Des œuvres anti-islamiques

farahFarah Pahlavi, veuve du Shah d’Iran, en 2009 © Site officiel de Farah Pahlavi

Mais cet incroyable fonds n’était pas du goût de tout le monde, encore moins de celui des dirigeants islamistes qui ont repris les rênes du pays après le départ du Shah en 1979.  Le personnel du Musée d’art Contemporain de Téhéran décroche alors les tableaux acquis par l’ancienne famille royale, et les relègue à l’obscurité et à la poussière des caves de l’institution, les rendant inaccessibles au public et tâchant de les faire oublier le plus vite possible.

Objets de l’ire du nouveau pouvoir totalitaire, ces œuvres étaient selon les cas taxées de pornographiques et d’anti-islamiques, représentations détestées de l’occidentalisme que la famille du Shah avait tenté d’imposer.

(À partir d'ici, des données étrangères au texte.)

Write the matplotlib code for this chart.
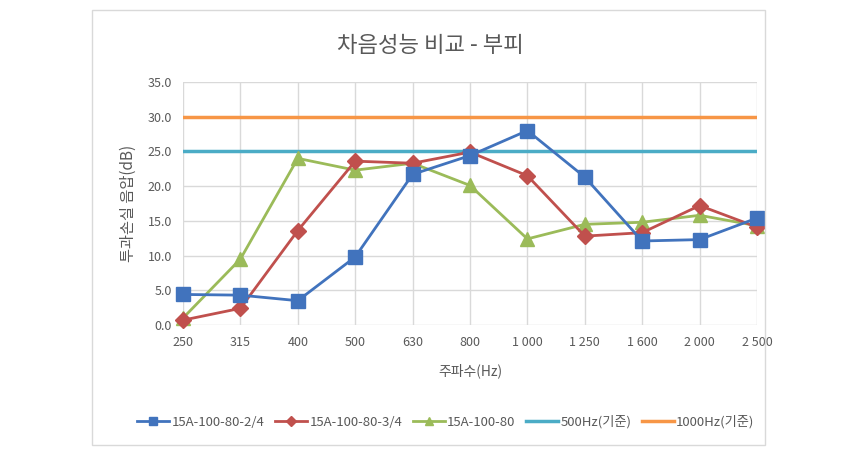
import matplotlib.pyplot as plt
from matplotlib.patches import Rectangle

plt.rcParams['font.family'] = ['Noto Sans CJK KR', 'DejaVu Sans']

freqs = ['250', '315', '400', '500', '630', '800', '1 000', '1 250', '1 600', '2 000', '2 500']
s_24 = [4.4, 4.3, 3.5, 9.8, 21.7, 24.4, 28.0, 21.3, 12.1, 12.3, 15.4]
s_34 = [0.7, 2.4, 13.6, 23.6, 23.3, 24.9, 21.5, 12.8, 13.3, 17.2, 14.1]
s_80 = [1.0, 9.5, 24.0, 22.3, 23.3, 20.1, 12.4, 14.5, 14.8, 15.8, 14.3]
ref_500 = 25.0
ref_1000 = 30.0

names = ['15A-100-80-2/4', '15A-100-80-3/4', '15A-100-80', '500Hz(기준)', '1000Hz(기준)']

fig = plt.figure(figsize=(8.61, 4.51), dpi=100)
# 차트 테두리
fig.patches.append(Rectangle((92 / 861, 1 - 445 / 451), (765 - 92) / 861, (445 - 10) / 451,
                             transform=fig.transFigure, fill=False, edgecolor='#d9d9d9', lw=1))

ax = fig.add_axes([183 / 861, 1 - 325 / 451, (757 - 183) / 861, (325 - 82) / 451])
x = list(range(len(freqs)))

ax.plot(x, s_24, color='#4173bd', marker='s', markersize=10, lw=2, label=names[0], zorder=5, clip_on=False)
ax.plot(x, s_34, color='#c0504d', marker='D', markersize=8, lw=2, label=names[1], zorder=4, clip_on=False)
ax.plot(x, s_80, color='#9bbb59', marker='^', markersize=10, lw=2, label=names[2], zorder=3, clip_on=False)
ax.plot(x, [ref_500] * len(x), color='#4bacc6', lw=2.5, label=names[3], zorder=2)
ax.plot(x, [ref_1000] * len(x), color='#f79646', lw=2.5, label=names[4], zorder=2)

ax.set_xlim(0, len(freqs) - 1)
ax.set_ylim(0, 35)
ax.set_xticks(x)
ax.set_xticklabels(freqs)
ax.set_yticks([0, 5, 10, 15, 20, 25, 30, 35])
ax.set_yticklabels(['%.1f' % v for v in [0, 5, 10, 15, 20, 25, 30, 35]])
ax.grid(True, color='#d9d9d9', lw=1)
ax.set_axisbelow(True)
for sp in ax.spines.values():
    sp.set_visible(False)
ax.tick_params(length=0, labelsize=9, colors='#595959', pad=8)

ax.set_xlabel('주파수(Hz)', fontsize=10, color='#595959', labelpad=10)
ax.set_ylabel('투과손실 음압(dB)', fontsize=11, color='#595959', labelpad=8)
fig.text(0.5, 1 - 45 / 451, '차음성능 비교 - 부피', ha='center', va='center', fontsize=16, color='#595959')

ax.legend(loc='center', bbox_to_anchor=(446 / 861, 1 - 422 / 451), bbox_transform=fig.transFigure,
          ncol=5, frameon=False, fontsize=9.5, handlelength=2.4, columnspacing=0.8, handletextpad=0.2,
          labelcolor='#595959', markerscale=0.6)

fig.savefig('out.png', dpi=100)
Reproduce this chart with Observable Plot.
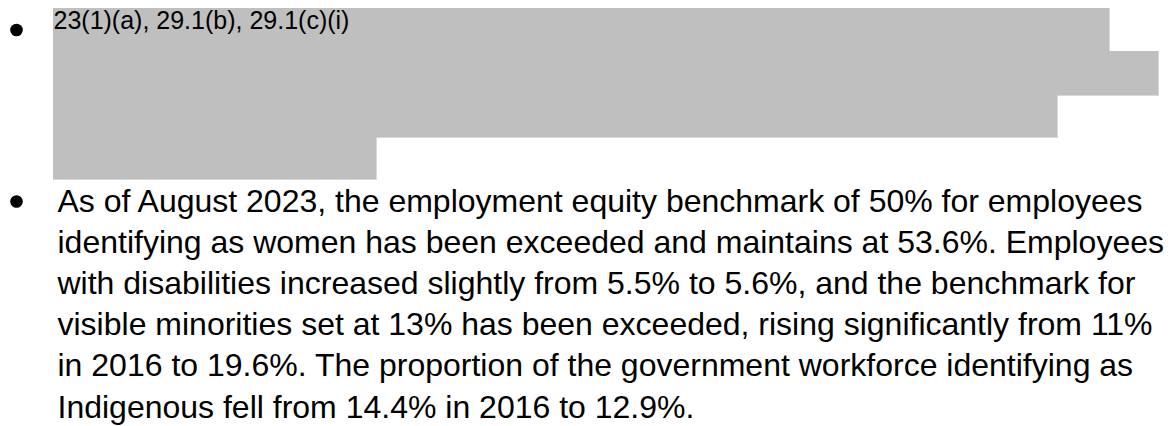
<!DOCTYPE html>
<html>
<head>
<meta charset="utf-8">
<script src="https://cdn.jsdelivr.net/npm/d3@7"></script>
<script src="https://cdn.jsdelivr.net/npm/@observablehq/plot@0.6"></script>
<style>
  html, body { margin: 0; padding: 0; background: #ffffff; }
  #chart svg { display: block; }
</style>
</head>
<body>
<div id="chart"></div>
<script>
// ---- Content (data) ----
const redactedCitation = ["23(1)(a), 29.1(b), 29.1(c)(i)"];
// right-hand extent of each redacted (grey) row, in page units
const redactionRowEnds = [1109, 1158, 1057, 376];
// horizontal boundaries between redacted rows, in page units
const redactionRowEdges = [8, 51, 95, 137, 179];
const paragraphLines = [
  "As of August 2023, the employment equity benchmark of 50% for employees",
  "identifying as women has been exceeded and maintains at 53.6%. Employees",
  "with disabilities increased slightly from 5.5% to 5.6%, and the benchmark for",
  "visible minorities set at 13% has been exceeded, rising significantly from 11%",
  "in 2016 to 19.6%. The proportion of the government workforce identifying as",
  "Indigenous fell from 14.4% in 2016 to 12.9%."
];
const bulletItems = ["citation", "paragraph"];

// ---- Layout ----
const W = 1173, H = 426;
const textLeft = 53, paraLeft = 57;
const paraBase = 211, paraStep = 41.2;
const citeBase = 28;
const bulletX = 16, bulletYs = [29.5, 201];

const redactionRows = redactionRowEnds.map((end, i) => ({
  x1: textLeft, x2: end, y1: redactionRowEdges[i], y2: redactionRowEdges[i + 1]
}));
const paraRows = paragraphLines.map((t, i) => ({text: t, x: paraLeft, y: paraBase + i * paraStep}));
const bullets = bulletItems.map((b, i) => ({x: bulletX, y: bulletYs[i]}));

const font = "'Liberation Sans', Arial, Helvetica, sans-serif";

const chart = Plot.plot({
  width: W,
  height: H,
  margin: 0,
  style: {background: "#ffffff", fontFamily: font, color: "#000"},
  x: {domain: [0, W], range: [0, W], axis: null},
  y: {domain: [0, H], range: [0, H], axis: null},
  marks: [
    Plot.rect(redactionRows, {
      x1: "x1", x2: "x2", y1: "y1", y2: "y2",
      fill: "#bfbfbf", stroke: "#bfbfbf", strokeWidth: 0.6, shapeRendering: "crispEdges"
    }),
    Plot.text(redactedCitation, {
      x: () => textLeft, y: () => citeBase, text: d => d,
      textAnchor: "start", lineAnchor: "bottom", fontSize: 25, fill: "#000", fontFamily: font
    }),
    Plot.text(paraRows, {
      x: "x", y: "y", text: "text",
      textAnchor: "start", lineAnchor: "bottom", fontSize: 32, fill: "#000", fontFamily: font
    }),
    Plot.dot(bullets, {x: "x", y: "y", r: 6.3, fill: "#000", stroke: null})
  ]
});
document.getElementById("chart").appendChild(chart);
</script>
</body>
</html>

Les livres, films et musique venus d’Europe et des États-Unis furent brusquement bannis sur ordre de l’Ayatollah ; la peinture ne pouvait subir que le même sort, peu importe qu’elle soit signée Francis Bacon ou Marc Chagall.

Au fil de l’histoire mouvementée du pays, la collection put reparaître à la lumière, œuvre par œuvre ; tout dépendait de la politique du gouvernement alors en place. Que ce soit sous la domination de Mohammad Khatami ou vers la fin du mandat de Mahmoud Ahmadinejad, des peintures purent être exposées grâce à un assouplissement des restrictions touchant à l’art.

Mais à ces périodes d’ouvertures pouvaient succéder des temps plus sombres, comme en 2002 où le Conseil des Gardiens de l’Iran décida d’interdir la vente d’œuvres du musée d’art contemporain, arguant que commercialiser des œuvres non islamiques était un péché. Heureusement, au vu du programme d’expositions in situ ou hors les murs, il y a fort à parier que l’institution ait amorcé un changement.